Set each entry down verbatim, omitting images.

* start *

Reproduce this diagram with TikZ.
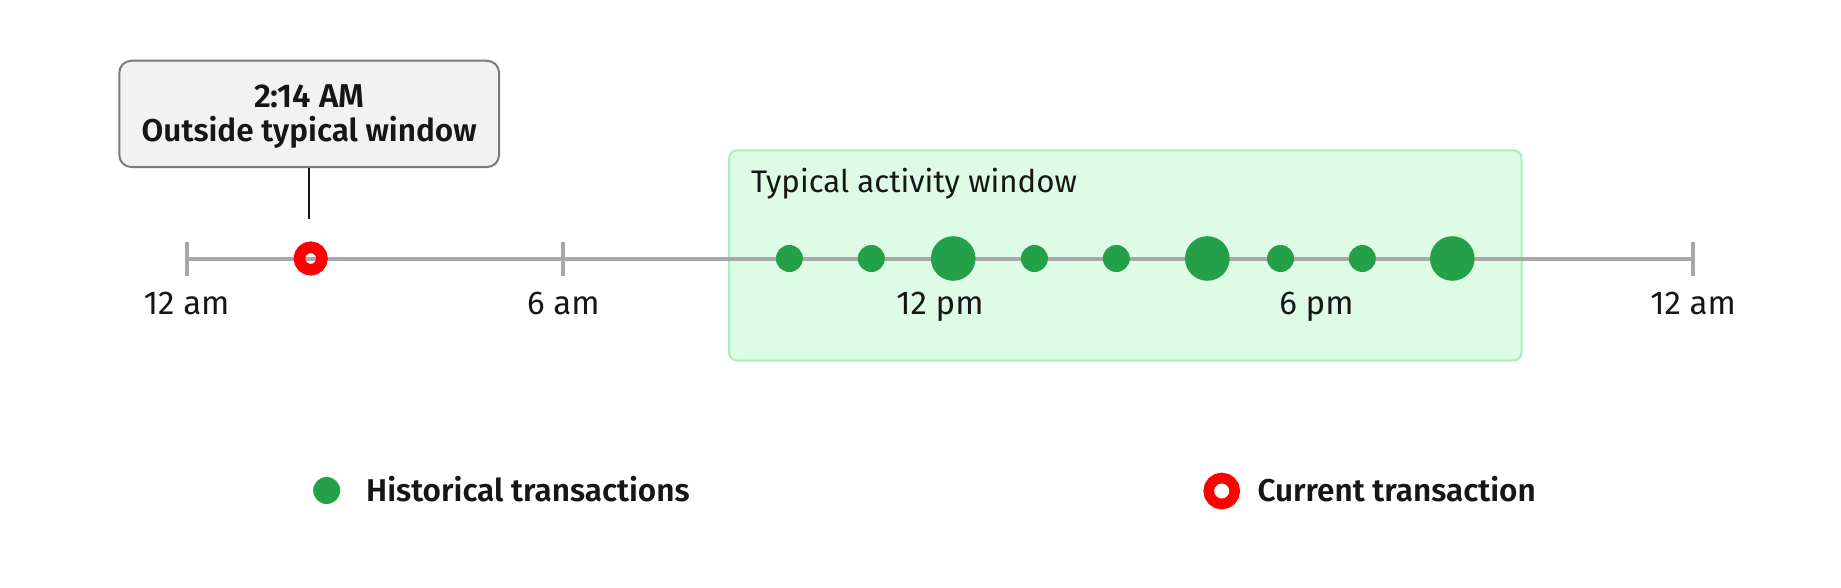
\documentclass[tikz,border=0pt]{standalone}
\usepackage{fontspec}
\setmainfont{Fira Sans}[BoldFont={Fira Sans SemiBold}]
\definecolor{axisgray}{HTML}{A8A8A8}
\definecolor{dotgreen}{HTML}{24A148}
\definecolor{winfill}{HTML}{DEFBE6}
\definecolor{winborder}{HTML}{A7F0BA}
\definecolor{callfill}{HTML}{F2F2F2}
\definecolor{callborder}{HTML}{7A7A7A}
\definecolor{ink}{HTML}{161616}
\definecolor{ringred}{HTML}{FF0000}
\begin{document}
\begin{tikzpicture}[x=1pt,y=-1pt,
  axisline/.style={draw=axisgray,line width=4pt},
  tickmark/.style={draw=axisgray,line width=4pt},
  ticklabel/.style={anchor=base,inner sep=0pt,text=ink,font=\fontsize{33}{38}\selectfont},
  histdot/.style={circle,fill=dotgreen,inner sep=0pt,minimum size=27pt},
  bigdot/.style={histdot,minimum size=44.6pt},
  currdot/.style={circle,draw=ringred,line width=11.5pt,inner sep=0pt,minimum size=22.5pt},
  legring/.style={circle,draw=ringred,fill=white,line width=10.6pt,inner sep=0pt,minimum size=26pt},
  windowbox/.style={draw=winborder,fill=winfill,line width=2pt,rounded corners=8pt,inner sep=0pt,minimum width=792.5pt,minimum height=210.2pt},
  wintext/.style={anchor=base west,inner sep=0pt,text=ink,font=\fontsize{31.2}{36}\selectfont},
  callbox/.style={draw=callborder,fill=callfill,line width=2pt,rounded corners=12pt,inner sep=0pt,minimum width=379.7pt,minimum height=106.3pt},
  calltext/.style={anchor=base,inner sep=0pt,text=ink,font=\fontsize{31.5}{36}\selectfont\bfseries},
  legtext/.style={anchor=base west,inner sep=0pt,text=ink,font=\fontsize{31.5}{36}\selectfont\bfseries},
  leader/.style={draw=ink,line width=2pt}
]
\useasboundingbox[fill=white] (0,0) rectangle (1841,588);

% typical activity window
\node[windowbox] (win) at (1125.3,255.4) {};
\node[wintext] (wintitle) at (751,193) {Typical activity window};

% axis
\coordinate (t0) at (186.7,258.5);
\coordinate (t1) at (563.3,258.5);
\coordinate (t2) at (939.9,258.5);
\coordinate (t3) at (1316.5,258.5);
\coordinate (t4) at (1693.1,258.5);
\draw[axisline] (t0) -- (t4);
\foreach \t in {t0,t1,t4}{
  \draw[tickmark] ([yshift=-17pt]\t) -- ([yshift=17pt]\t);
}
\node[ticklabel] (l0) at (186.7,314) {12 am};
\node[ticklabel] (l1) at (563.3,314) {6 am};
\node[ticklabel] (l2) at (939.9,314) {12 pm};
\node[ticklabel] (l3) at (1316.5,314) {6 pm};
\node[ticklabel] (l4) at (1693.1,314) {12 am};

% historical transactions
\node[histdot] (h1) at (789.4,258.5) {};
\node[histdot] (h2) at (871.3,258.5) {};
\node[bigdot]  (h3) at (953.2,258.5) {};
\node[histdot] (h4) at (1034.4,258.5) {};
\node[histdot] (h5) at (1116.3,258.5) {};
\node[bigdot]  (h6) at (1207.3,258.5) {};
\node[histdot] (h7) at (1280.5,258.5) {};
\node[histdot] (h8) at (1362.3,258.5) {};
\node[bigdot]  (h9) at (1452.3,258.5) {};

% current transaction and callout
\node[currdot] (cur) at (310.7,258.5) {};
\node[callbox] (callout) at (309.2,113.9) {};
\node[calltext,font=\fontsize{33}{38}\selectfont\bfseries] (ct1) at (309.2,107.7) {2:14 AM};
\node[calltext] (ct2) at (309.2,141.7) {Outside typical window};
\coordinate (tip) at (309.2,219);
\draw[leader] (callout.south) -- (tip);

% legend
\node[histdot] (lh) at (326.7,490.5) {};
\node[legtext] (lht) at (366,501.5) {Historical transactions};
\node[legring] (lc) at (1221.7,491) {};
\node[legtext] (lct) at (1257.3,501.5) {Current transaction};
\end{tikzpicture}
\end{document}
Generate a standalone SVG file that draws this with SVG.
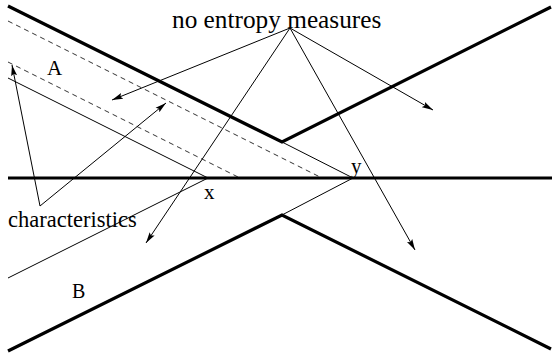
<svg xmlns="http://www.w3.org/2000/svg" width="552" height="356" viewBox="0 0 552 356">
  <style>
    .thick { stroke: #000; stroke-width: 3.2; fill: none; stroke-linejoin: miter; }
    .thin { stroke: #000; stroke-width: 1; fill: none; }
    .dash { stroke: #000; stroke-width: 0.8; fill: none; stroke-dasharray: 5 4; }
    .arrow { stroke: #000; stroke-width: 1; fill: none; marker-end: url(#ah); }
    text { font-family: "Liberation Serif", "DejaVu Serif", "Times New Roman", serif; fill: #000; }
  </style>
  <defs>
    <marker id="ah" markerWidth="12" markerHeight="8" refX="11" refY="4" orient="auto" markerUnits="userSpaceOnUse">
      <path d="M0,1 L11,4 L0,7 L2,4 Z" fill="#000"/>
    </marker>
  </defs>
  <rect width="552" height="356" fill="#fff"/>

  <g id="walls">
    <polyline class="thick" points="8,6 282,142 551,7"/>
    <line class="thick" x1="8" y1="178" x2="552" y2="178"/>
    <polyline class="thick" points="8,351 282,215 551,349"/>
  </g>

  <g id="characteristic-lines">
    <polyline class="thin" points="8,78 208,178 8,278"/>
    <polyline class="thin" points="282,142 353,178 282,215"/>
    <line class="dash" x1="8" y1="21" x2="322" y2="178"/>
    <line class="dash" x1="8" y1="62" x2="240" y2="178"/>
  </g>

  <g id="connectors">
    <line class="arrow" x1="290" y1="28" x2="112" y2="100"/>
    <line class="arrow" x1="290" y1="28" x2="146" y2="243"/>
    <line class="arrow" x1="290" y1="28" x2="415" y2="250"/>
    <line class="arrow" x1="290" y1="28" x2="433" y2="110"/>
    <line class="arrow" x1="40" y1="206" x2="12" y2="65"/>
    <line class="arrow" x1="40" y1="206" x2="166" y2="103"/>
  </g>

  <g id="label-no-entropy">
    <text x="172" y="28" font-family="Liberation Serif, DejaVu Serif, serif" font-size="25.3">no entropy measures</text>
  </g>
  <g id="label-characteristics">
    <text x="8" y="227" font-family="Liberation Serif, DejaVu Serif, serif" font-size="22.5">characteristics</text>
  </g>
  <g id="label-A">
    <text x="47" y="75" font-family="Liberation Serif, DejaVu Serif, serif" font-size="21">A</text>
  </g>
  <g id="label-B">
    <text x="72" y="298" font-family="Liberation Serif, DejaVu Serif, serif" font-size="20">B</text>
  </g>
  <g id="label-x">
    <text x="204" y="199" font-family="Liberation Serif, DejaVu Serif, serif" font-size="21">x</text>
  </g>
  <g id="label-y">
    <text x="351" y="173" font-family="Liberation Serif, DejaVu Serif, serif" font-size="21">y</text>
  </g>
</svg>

* end *

__Solution below__.
Reproduce this diagram with TikZ.
\documentclass[tikz,border=0pt]{standalone}
\usepackage{fontspec}
\setmainfont{Fira Sans}[BoldFont={Fira Sans SemiBold}]
\definecolor{axisgray}{HTML}{A8A8A8}
\definecolor{dotgreen}{HTML}{24A148}
\definecolor{winfill}{HTML}{DEFBE6}
\definecolor{winborder}{HTML}{A7F0BA}
\definecolor{callfill}{HTML}{F2F2F2}
\definecolor{callborder}{HTML}{7A7A7A}
\definecolor{ink}{HTML}{161616}
\definecolor{ringred}{HTML}{FF0000}
\begin{document}
\begin{tikzpicture}[x=1pt,y=-1pt,
  axisline/.style={draw=axisgray,line width=4pt},
  tickmark/.style={draw=axisgray,line width=4pt},
  ticklabel/.style={anchor=base,inner sep=0pt,text=ink,font=\fontsize{33}{38}\selectfont},
  histdot/.style={circle,fill=dotgreen,inner sep=0pt,minimum size=27pt},
  bigdot/.style={histdot,minimum size=44.6pt},
  currdot/.style={circle,draw=ringred,line width=11.5pt,inner sep=0pt,minimum size=22.5pt},
  legring/.style={circle,draw=ringred,fill=white,line width=10.6pt,inner sep=0pt,minimum size=26pt},
  windowbox/.style={draw=winborder,fill=winfill,line width=2pt,rounded corners=8pt,inner sep=0pt,minimum width=792.5pt,minimum height=210.2pt},
  wintext/.style={anchor=base west,inner sep=0pt,text=ink,font=\fontsize{31.2}{36}\selectfont},
  callbox/.style={draw=callborder,fill=callfill,line width=2pt,rounded corners=12pt,inner sep=0pt,minimum width=379.7pt,minimum height=106.3pt},
  calltext/.style={anchor=base,inner sep=0pt,text=ink,font=\fontsize{31.5}{36}\selectfont\bfseries},
  legtext/.style={anchor=base west,inner sep=0pt,text=ink,font=\fontsize{31.5}{36}\selectfont\bfseries},
  leader/.style={draw=ink,line width=2pt}
]
\useasboundingbox[fill=white] (0,0) rectangle (1841,588);

% typical activity window
\node[windowbox] (win) at (1125.3,255.4) {};
\node[wintext] (wintitle) at (751,193) {Typical activity window};

% axis
\coordinate (t0) at (186.7,258.5);
\coordinate (t1) at (563.3,258.5);
\coordinate (t2) at (939.9,258.5);
\coordinate (t3) at (1316.5,258.5);
\coordinate (t4) at (1693.1,258.5);
\draw[axisline] (t0) -- (t4);
\foreach \t in {t0,t1,t4}{
  \draw[tickmark] ([yshift=-17pt]\t) -- ([yshift=17pt]\t);
}
\node[ticklabel] (l0) at (186.7,314) {12 am};
\node[ticklabel] (l1) at (563.3,314) {6 am};
\node[ticklabel] (l2) at (939.9,314) {12 pm};
\node[ticklabel] (l3) at (1316.5,314) {6 pm};
\node[ticklabel] (l4) at (1693.1,314) {12 am};

% historical transactions
\node[histdot] (h1) at (789.4,258.5) {};
\node[histdot] (h2) at (871.3,258.5) {};
\node[bigdot]  (h3) at (953.2,258.5) {};
\node[histdot] (h4) at (1034.4,258.5) {};
\node[histdot] (h5) at (1116.3,258.5) {};
\node[bigdot]  (h6) at (1207.3,258.5) {};
\node[histdot] (h7) at (1280.5,258.5) {};
\node[histdot] (h8) at (1362.3,258.5) {};
\node[bigdot]  (h9) at (1452.3,258.5) {};

% current transaction and callout
\node[currdot] (cur) at (310.7,258.5) {};
\node[callbox] (callout) at (309.2,113.9) {};
\node[calltext,font=\fontsize{33}{38}\selectfont\bfseries] (ct1) at (309.2,107.7) {2:14 AM};
\node[calltext] (ct2) at (309.2,141.7) {Outside typical window};
\coordinate (tip) at (309.2,219);
\draw[leader] (callout.south) -- (tip);

% legend
\node[histdot] (lh) at (326.7,490.5) {};
\node[legtext] (lht) at (366,501.5) {Historical transactions};
\node[legring] (lc) at (1221.7,491) {};
\node[legtext] (lct) at (1257.3,501.5) {Current transaction};
\end{tikzpicture}
\end{document}
Generate a standalone SVG file that draws this with SVG.
<svg xmlns="http://www.w3.org/2000/svg" width="552" height="356" viewBox="0 0 552 356">
  <style>
    .thick { stroke: #000; stroke-width: 3.2; fill: none; stroke-linejoin: miter; }
    .thin { stroke: #000; stroke-width: 1; fill: none; }
    .dash { stroke: #000; stroke-width: 0.8; fill: none; stroke-dasharray: 5 4; }
    .arrow { stroke: #000; stroke-width: 1; fill: none; marker-end: url(#ah); }
    text { font-family: "Liberation Serif", "DejaVu Serif", "Times New Roman", serif; fill: #000; }
  </style>
  <defs>
    <marker id="ah" markerWidth="12" markerHeight="8" refX="11" refY="4" orient="auto" markerUnits="userSpaceOnUse">
      <path d="M0,1 L11,4 L0,7 L2,4 Z" fill="#000"/>
    </marker>
  </defs>
  <rect width="552" height="356" fill="#fff"/>

  <g id="walls">
    <polyline class="thick" points="8,6 282,142 551,7"/>
    <line class="thick" x1="8" y1="178" x2="552" y2="178"/>
    <polyline class="thick" points="8,351 282,215 551,349"/>
  </g>

  <g id="characteristic-lines">
    <polyline class="thin" points="8,78 208,178 8,278"/>
    <polyline class="thin" points="282,142 353,178 282,215"/>
    <line class="dash" x1="8" y1="21" x2="322" y2="178"/>
    <line class="dash" x1="8" y1="62" x2="240" y2="178"/>
  </g>

  <g id="connectors">
    <line class="arrow" x1="290" y1="28" x2="112" y2="100"/>
    <line class="arrow" x1="290" y1="28" x2="146" y2="243"/>
    <line class="arrow" x1="290" y1="28" x2="415" y2="250"/>
    <line class="arrow" x1="290" y1="28" x2="433" y2="110"/>
    <line class="arrow" x1="40" y1="206" x2="12" y2="65"/>
    <line class="arrow" x1="40" y1="206" x2="166" y2="103"/>
  </g>

  <g id="label-no-entropy">
    <text x="172" y="28" font-family="Liberation Serif, DejaVu Serif, serif" font-size="25.3">no entropy measures</text>
  </g>
  <g id="label-characteristics">
    <text x="8" y="227" font-family="Liberation Serif, DejaVu Serif, serif" font-size="22.5">characteristics</text>
  </g>
  <g id="label-A">
    <text x="47" y="75" font-family="Liberation Serif, DejaVu Serif, serif" font-size="21">A</text>
  </g>
  <g id="label-B">
    <text x="72" y="298" font-family="Liberation Serif, DejaVu Serif, serif" font-size="20">B</text>
  </g>
  <g id="label-x">
    <text x="204" y="199" font-family="Liberation Serif, DejaVu Serif, serif" font-size="21">x</text>
  </g>
  <g id="label-y">
    <text x="351" y="173" font-family="Liberation Serif, DejaVu Serif, serif" font-size="21">y</text>
  </g>
</svg>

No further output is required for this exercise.